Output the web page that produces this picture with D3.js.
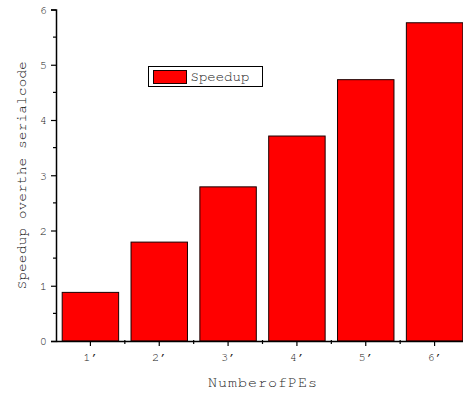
<!DOCTYPE html>
<html>
<head>
<meta charset="utf-8">
<script src="https://cdn.jsdelivr.net/npm/d3@7"></script>
<style>
  body { margin: 0; background: #fff; }
  text { font-family: "FreeMono", "Liberation Mono", monospace; fill: #222; }
</style>
</head>
<body>
<div id="chart"></div>
<script>
// data
const categories = ['1', '2', '3', '4', '5', '6'];
const tickLabels = ['1\u2032', '2\u2032', '3\u2032', '4\u2032', '5\u2032', '6\u2032'];
const speedup = [0.88, 1.79, 2.79, 3.71, 4.73, 5.76];
const yTicks = [0, 1, 2, 3, 4, 5, 6];
const yMinorTicks = [0.5, 1.5, 2.5, 3.5, 4.5, 5.5];

const width = 463, height = 393;
const margin = { top: 9.5, right: -6, bottom: 52, left: 56 };
const monoFont = '"FreeMono", "Liberation Mono", monospace';

const svg = d3.select('#chart')
  .append('svg')
  .attr('width', width)
  .attr('height', height)
  .style('font-family', monoFont);

const x = d3.scaleBand()
  .domain(categories)
  .range([margin.left, width - margin.right])
  .paddingInner(0.18)
  .paddingOuter(0.09);

const y = d3.scaleLinear()
  .domain([0, 6])
  .range([height - margin.bottom, margin.top]);

// bars
svg.append('g')
  .selectAll('rect')
  .data(speedup)
  .enter()
  .append('rect')
  .attr('x', (d, i) => x(categories[i]))
  .attr('y', d => y(d))
  .attr('width', x.bandwidth())
  .attr('height', d => y(0) - y(d))
  .attr('fill', '#ff0000')
  .attr('stroke', '#1a0000')
  .attr('stroke-width', 1);

// y axis
const yAxis = svg.append('g')
  .attr('transform', 'translate(' + margin.left + ',0)')
  .call(d3.axisLeft(y).tickValues(yTicks).tickSize(5).tickPadding(4).tickFormat(d3.format('d')));
yAxis.attr('font-family', monoFont);
yAxis.select('.domain').attr('stroke', '#000').attr('stroke-width', 1.5);
yAxis.selectAll('.tick line').attr('stroke', '#000').attr('stroke-width', 1.2);
yAxis.selectAll('text').attr('font-size', 12).style('font-family', monoFont);

svg.append('g')
  .selectAll('line')
  .data(yMinorTicks)
  .enter()
  .append('line')
  .attr('x1', margin.left - 3)
  .attr('x2', margin.left)
  .attr('y1', d => y(d))
  .attr('y2', d => y(d))
  .attr('stroke', '#000')
  .attr('stroke-width', 1.2);

// x axis
const xAxis = svg.append('g')
  .attr('transform', 'translate(0,' + y(0) + ')')
  .call(d3.axisBottom(x).tickSize(5).tickPadding(6).tickSizeOuter(0)
    .tickFormat((d, i) => tickLabels[i]));
xAxis.attr('font-family', monoFont);
xAxis.select('.domain').attr('stroke', '#000').attr('stroke-width', 1.5);
xAxis.selectAll('.tick line').attr('stroke', '#000').attr('stroke-width', 1.2);
xAxis.selectAll('text').attr('font-size', 12).style('font-family', monoFont);

// minor x ticks between the bars
const bounds = categories.slice(0, -1).map((c, i) =>
  (x(c) + x.bandwidth() + x(categories[i + 1])) / 2);
svg.append('g')
  .selectAll('line')
  .data(bounds)
  .enter()
  .append('line')
  .attr('x1', d => d)
  .attr('x2', d => d)
  .attr('y1', y(0) - 1)
  .attr('y2', y(0) + 3)
  .attr('stroke', '#000')
  .attr('stroke-width', 1.2);

// axis titles
svg.append('text')
  .attr('x', (margin.left + width - margin.right) / 2)
  .attr('y', 387)
  .attr('text-anchor', 'middle')
  .attr('font-size', 15)
  .attr('textLength', 109)
  .style('font-family', monoFont)
  .text('NumberofPEs');

svg.append('text')
  .attr('transform', 'translate(26,' + y(3) + ') rotate(-90)')
  .attr('text-anchor', 'middle')
  .attr('font-size', 14)
  .attr('textLength', 228)
  .style('font-family', monoFont)
  .text('Speedup overthe serialcode');

// legend
const legend = svg.append('g').attr('transform', 'translate(148.5,66.5)');
legend.append('rect')
  .attr('width', 114)
  .attr('height', 20)
  .attr('fill', '#fff')
  .attr('stroke', '#000')
  .attr('stroke-width', 1);
legend.append('rect')
  .attr('x', 5)
  .attr('y', 4)
  .attr('width', 33)
  .attr('height', 13)
  .attr('fill', '#ff0000')
  .attr('stroke', '#1a0000')
  .attr('stroke-width', 1);
legend.append('text')
  .attr('x', 42)
  .attr('y', 14.5)
  .attr('font-size', 14)
  .style('font-family', monoFont)
  .text('Speedup');
</script>
</body>
</html>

> **AIM**
Could you repeat all of the material exactly? Pictures should not be copied.

> **THE RESPONSE**
Output the web page that produces this picture with D3.js.
<!DOCTYPE html>
<html>
<head>
<meta charset="utf-8">
<script src="https://cdn.jsdelivr.net/npm/d3@7"></script>
<style>
  body { margin: 0; background: #fff; }
  text { font-family: "FreeMono", "Liberation Mono", monospace; fill: #222; }
</style>
</head>
<body>
<div id="chart"></div>
<script>
// data
const categories = ['1', '2', '3', '4', '5', '6'];
const tickLabels = ['1\u2032', '2\u2032', '3\u2032', '4\u2032', '5\u2032', '6\u2032'];
const speedup = [0.88, 1.79, 2.79, 3.71, 4.73, 5.76];
const yTicks = [0, 1, 2, 3, 4, 5, 6];
const yMinorTicks = [0.5, 1.5, 2.5, 3.5, 4.5, 5.5];

const width = 463, height = 393;
const margin = { top: 9.5, right: -6, bottom: 52, left: 56 };
const monoFont = '"FreeMono", "Liberation Mono", monospace';

const svg = d3.select('#chart')
  .append('svg')
  .attr('width', width)
  .attr('height', height)
  .style('font-family', monoFont);

const x = d3.scaleBand()
  .domain(categories)
  .range([margin.left, width - margin.right])
  .paddingInner(0.18)
  .paddingOuter(0.09);

const y = d3.scaleLinear()
  .domain([0, 6])
  .range([height - margin.bottom, margin.top]);

// bars
svg.append('g')
  .selectAll('rect')
  .data(speedup)
  .enter()
  .append('rect')
  .attr('x', (d, i) => x(categories[i]))
  .attr('y', d => y(d))
  .attr('width', x.bandwidth())
  .attr('height', d => y(0) - y(d))
  .attr('fill', '#ff0000')
  .attr('stroke', '#1a0000')
  .attr('stroke-width', 1);

// y axis
const yAxis = svg.append('g')
  .attr('transform', 'translate(' + margin.left + ',0)')
  .call(d3.axisLeft(y).tickValues(yTicks).tickSize(5).tickPadding(4).tickFormat(d3.format('d')));
yAxis.attr('font-family', monoFont);
yAxis.select('.domain').attr('stroke', '#000').attr('stroke-width', 1.5);
yAxis.selectAll('.tick line').attr('stroke', '#000').attr('stroke-width', 1.2);
yAxis.selectAll('text').attr('font-size', 12).style('font-family', monoFont);

svg.append('g')
  .selectAll('line')
  .data(yMinorTicks)
  .enter()
  .append('line')
  .attr('x1', margin.left - 3)
  .attr('x2', margin.left)
  .attr('y1', d => y(d))
  .attr('y2', d => y(d))
  .attr('stroke', '#000')
  .attr('stroke-width', 1.2);

// x axis
const xAxis = svg.append('g')
  .attr('transform', 'translate(0,' + y(0) + ')')
  .call(d3.axisBottom(x).tickSize(5).tickPadding(6).tickSizeOuter(0)
    .tickFormat((d, i) => tickLabels[i]));
xAxis.attr('font-family', monoFont);
xAxis.select('.domain').attr('stroke', '#000').attr('stroke-width', 1.5);
xAxis.selectAll('.tick line').attr('stroke', '#000').attr('stroke-width', 1.2);
xAxis.selectAll('text').attr('font-size', 12).style('font-family', monoFont);

// minor x ticks between the bars
const bounds = categories.slice(0, -1).map((c, i) =>
  (x(c) + x.bandwidth() + x(categories[i + 1])) / 2);
svg.append('g')
  .selectAll('line')
  .data(bounds)
  .enter()
  .append('line')
  .attr('x1', d => d)
  .attr('x2', d => d)
  .attr('y1', y(0) - 1)
  .attr('y2', y(0) + 3)
  .attr('stroke', '#000')
  .attr('stroke-width', 1.2);

// axis titles
svg.append('text')
  .attr('x', (margin.left + width - margin.right) / 2)
  .attr('y', 387)
  .attr('text-anchor', 'middle')
  .attr('font-size', 15)
  .attr('textLength', 109)
  .style('font-family', monoFont)
  .text('NumberofPEs');

svg.append('text')
  .attr('transform', 'translate(26,' + y(3) + ') rotate(-90)')
  .attr('text-anchor', 'middle')
  .attr('font-size', 14)
  .attr('textLength', 228)
  .style('font-family', monoFont)
  .text('Speedup overthe serialcode');

// legend
const legend = svg.append('g').attr('transform', 'translate(148.5,66.5)');
legend.append('rect')
  .attr('width', 114)
  .attr('height', 20)
  .attr('fill', '#fff')
  .attr('stroke', '#000')
  .attr('stroke-width', 1);
legend.append('rect')
  .attr('x', 5)
  .attr('y', 4)
  .attr('width', 33)
  .attr('height', 13)
  .attr('fill', '#ff0000')
  .attr('stroke', '#1a0000')
  .attr('stroke-width', 1);
legend.append('text')
  .attr('x', 42)
  .attr('y', 14.5)
  .attr('font-size', 14)
  .style('font-family', monoFont)
  .text('Speedup');
</script>
</body>
</html>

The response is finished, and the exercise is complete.